_Required work_: Transcribe the listing in full, excluding any pictures.

_Information provided_:
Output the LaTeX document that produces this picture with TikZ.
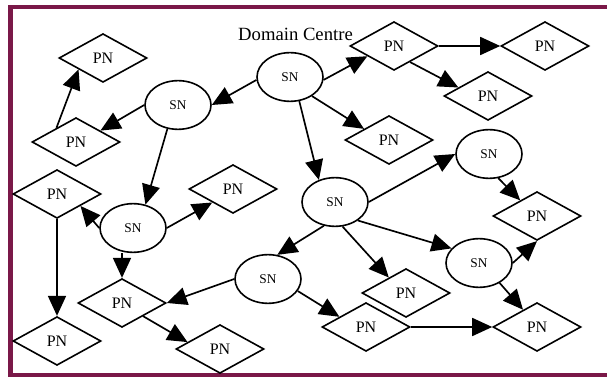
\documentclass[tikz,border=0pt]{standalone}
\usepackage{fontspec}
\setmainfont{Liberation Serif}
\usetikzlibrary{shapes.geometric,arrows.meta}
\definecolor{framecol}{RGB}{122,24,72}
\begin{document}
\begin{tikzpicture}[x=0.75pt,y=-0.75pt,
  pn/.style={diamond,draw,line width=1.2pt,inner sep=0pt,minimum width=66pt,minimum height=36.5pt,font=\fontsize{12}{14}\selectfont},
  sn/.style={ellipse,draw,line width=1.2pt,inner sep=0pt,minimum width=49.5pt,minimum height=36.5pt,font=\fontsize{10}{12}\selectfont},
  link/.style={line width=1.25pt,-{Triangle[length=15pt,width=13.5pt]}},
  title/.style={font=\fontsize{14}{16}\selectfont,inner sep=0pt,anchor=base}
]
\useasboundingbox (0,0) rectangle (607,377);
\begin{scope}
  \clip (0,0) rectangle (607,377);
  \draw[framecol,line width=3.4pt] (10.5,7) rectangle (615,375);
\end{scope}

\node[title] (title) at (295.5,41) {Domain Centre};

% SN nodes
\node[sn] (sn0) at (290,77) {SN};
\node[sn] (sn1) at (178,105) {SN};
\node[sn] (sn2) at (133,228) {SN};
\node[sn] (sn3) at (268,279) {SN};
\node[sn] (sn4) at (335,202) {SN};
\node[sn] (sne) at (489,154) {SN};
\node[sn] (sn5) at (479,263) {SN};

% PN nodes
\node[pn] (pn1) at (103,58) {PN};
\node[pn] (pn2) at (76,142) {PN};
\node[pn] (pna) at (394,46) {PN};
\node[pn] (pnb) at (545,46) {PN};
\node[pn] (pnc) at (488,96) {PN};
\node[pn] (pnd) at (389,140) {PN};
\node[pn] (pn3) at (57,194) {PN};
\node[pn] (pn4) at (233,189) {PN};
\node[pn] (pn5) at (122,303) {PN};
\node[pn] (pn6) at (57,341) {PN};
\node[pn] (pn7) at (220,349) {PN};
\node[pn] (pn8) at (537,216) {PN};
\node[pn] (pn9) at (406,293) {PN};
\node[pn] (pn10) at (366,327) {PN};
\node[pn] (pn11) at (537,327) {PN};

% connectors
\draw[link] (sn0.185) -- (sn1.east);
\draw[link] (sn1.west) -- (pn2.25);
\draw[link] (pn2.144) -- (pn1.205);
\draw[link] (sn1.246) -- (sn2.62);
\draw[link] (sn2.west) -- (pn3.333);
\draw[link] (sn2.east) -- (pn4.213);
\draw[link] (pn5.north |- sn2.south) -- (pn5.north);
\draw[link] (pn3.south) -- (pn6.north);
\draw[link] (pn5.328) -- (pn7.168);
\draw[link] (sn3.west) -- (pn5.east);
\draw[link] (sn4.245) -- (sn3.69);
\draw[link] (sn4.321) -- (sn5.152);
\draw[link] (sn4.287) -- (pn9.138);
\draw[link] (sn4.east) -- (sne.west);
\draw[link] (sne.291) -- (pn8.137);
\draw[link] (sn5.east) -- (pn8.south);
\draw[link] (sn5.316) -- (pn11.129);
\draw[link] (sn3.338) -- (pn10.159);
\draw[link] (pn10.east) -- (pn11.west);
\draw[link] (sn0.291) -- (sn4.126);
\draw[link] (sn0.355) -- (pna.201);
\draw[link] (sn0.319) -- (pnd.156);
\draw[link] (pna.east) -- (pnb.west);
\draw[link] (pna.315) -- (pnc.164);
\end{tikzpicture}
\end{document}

_Result_:
Output the LaTeX document that produces this picture with TikZ.
\documentclass[tikz,border=0pt]{standalone}
\usepackage{fontspec}
\setmainfont{Liberation Serif}
\usetikzlibrary{shapes.geometric,arrows.meta}
\definecolor{framecol}{RGB}{122,24,72}
\begin{document}
\begin{tikzpicture}[x=0.75pt,y=-0.75pt,
  pn/.style={diamond,draw,line width=1.2pt,inner sep=0pt,minimum width=66pt,minimum height=36.5pt,font=\fontsize{12}{14}\selectfont},
  sn/.style={ellipse,draw,line width=1.2pt,inner sep=0pt,minimum width=49.5pt,minimum height=36.5pt,font=\fontsize{10}{12}\selectfont},
  link/.style={line width=1.25pt,-{Triangle[length=15pt,width=13.5pt]}},
  title/.style={font=\fontsize{14}{16}\selectfont,inner sep=0pt,anchor=base}
]
\useasboundingbox (0,0) rectangle (607,377);
\begin{scope}
  \clip (0,0) rectangle (607,377);
  \draw[framecol,line width=3.4pt] (10.5,7) rectangle (615,375);
\end{scope}

\node[title] (title) at (295.5,41) {Domain Centre};

% SN nodes
\node[sn] (sn0) at (290,77) {SN};
\node[sn] (sn1) at (178,105) {SN};
\node[sn] (sn2) at (133,228) {SN};
\node[sn] (sn3) at (268,279) {SN};
\node[sn] (sn4) at (335,202) {SN};
\node[sn] (sne) at (489,154) {SN};
\node[sn] (sn5) at (479,263) {SN};

% PN nodes
\node[pn] (pn1) at (103,58) {PN};
\node[pn] (pn2) at (76,142) {PN};
\node[pn] (pna) at (394,46) {PN};
\node[pn] (pnb) at (545,46) {PN};
\node[pn] (pnc) at (488,96) {PN};
\node[pn] (pnd) at (389,140) {PN};
\node[pn] (pn3) at (57,194) {PN};
\node[pn] (pn4) at (233,189) {PN};
\node[pn] (pn5) at (122,303) {PN};
\node[pn] (pn6) at (57,341) {PN};
\node[pn] (pn7) at (220,349) {PN};
\node[pn] (pn8) at (537,216) {PN};
\node[pn] (pn9) at (406,293) {PN};
\node[pn] (pn10) at (366,327) {PN};
\node[pn] (pn11) at (537,327) {PN};

% connectors
\draw[link] (sn0.185) -- (sn1.east);
\draw[link] (sn1.west) -- (pn2.25);
\draw[link] (pn2.144) -- (pn1.205);
\draw[link] (sn1.246) -- (sn2.62);
\draw[link] (sn2.west) -- (pn3.333);
\draw[link] (sn2.east) -- (pn4.213);
\draw[link] (pn5.north |- sn2.south) -- (pn5.north);
\draw[link] (pn3.south) -- (pn6.north);
\draw[link] (pn5.328) -- (pn7.168);
\draw[link] (sn3.west) -- (pn5.east);
\draw[link] (sn4.245) -- (sn3.69);
\draw[link] (sn4.321) -- (sn5.152);
\draw[link] (sn4.287) -- (pn9.138);
\draw[link] (sn4.east) -- (sne.west);
\draw[link] (sne.291) -- (pn8.137);
\draw[link] (sn5.east) -- (pn8.south);
\draw[link] (sn5.316) -- (pn11.129);
\draw[link] (sn3.338) -- (pn10.159);
\draw[link] (pn10.east) -- (pn11.west);
\draw[link] (sn0.291) -- (sn4.126);
\draw[link] (sn0.355) -- (pna.201);
\draw[link] (sn0.319) -- (pnd.156);
\draw[link] (pna.east) -- (pnb.west);
\draw[link] (pna.315) -- (pnc.164);
\end{tikzpicture}
\end{document}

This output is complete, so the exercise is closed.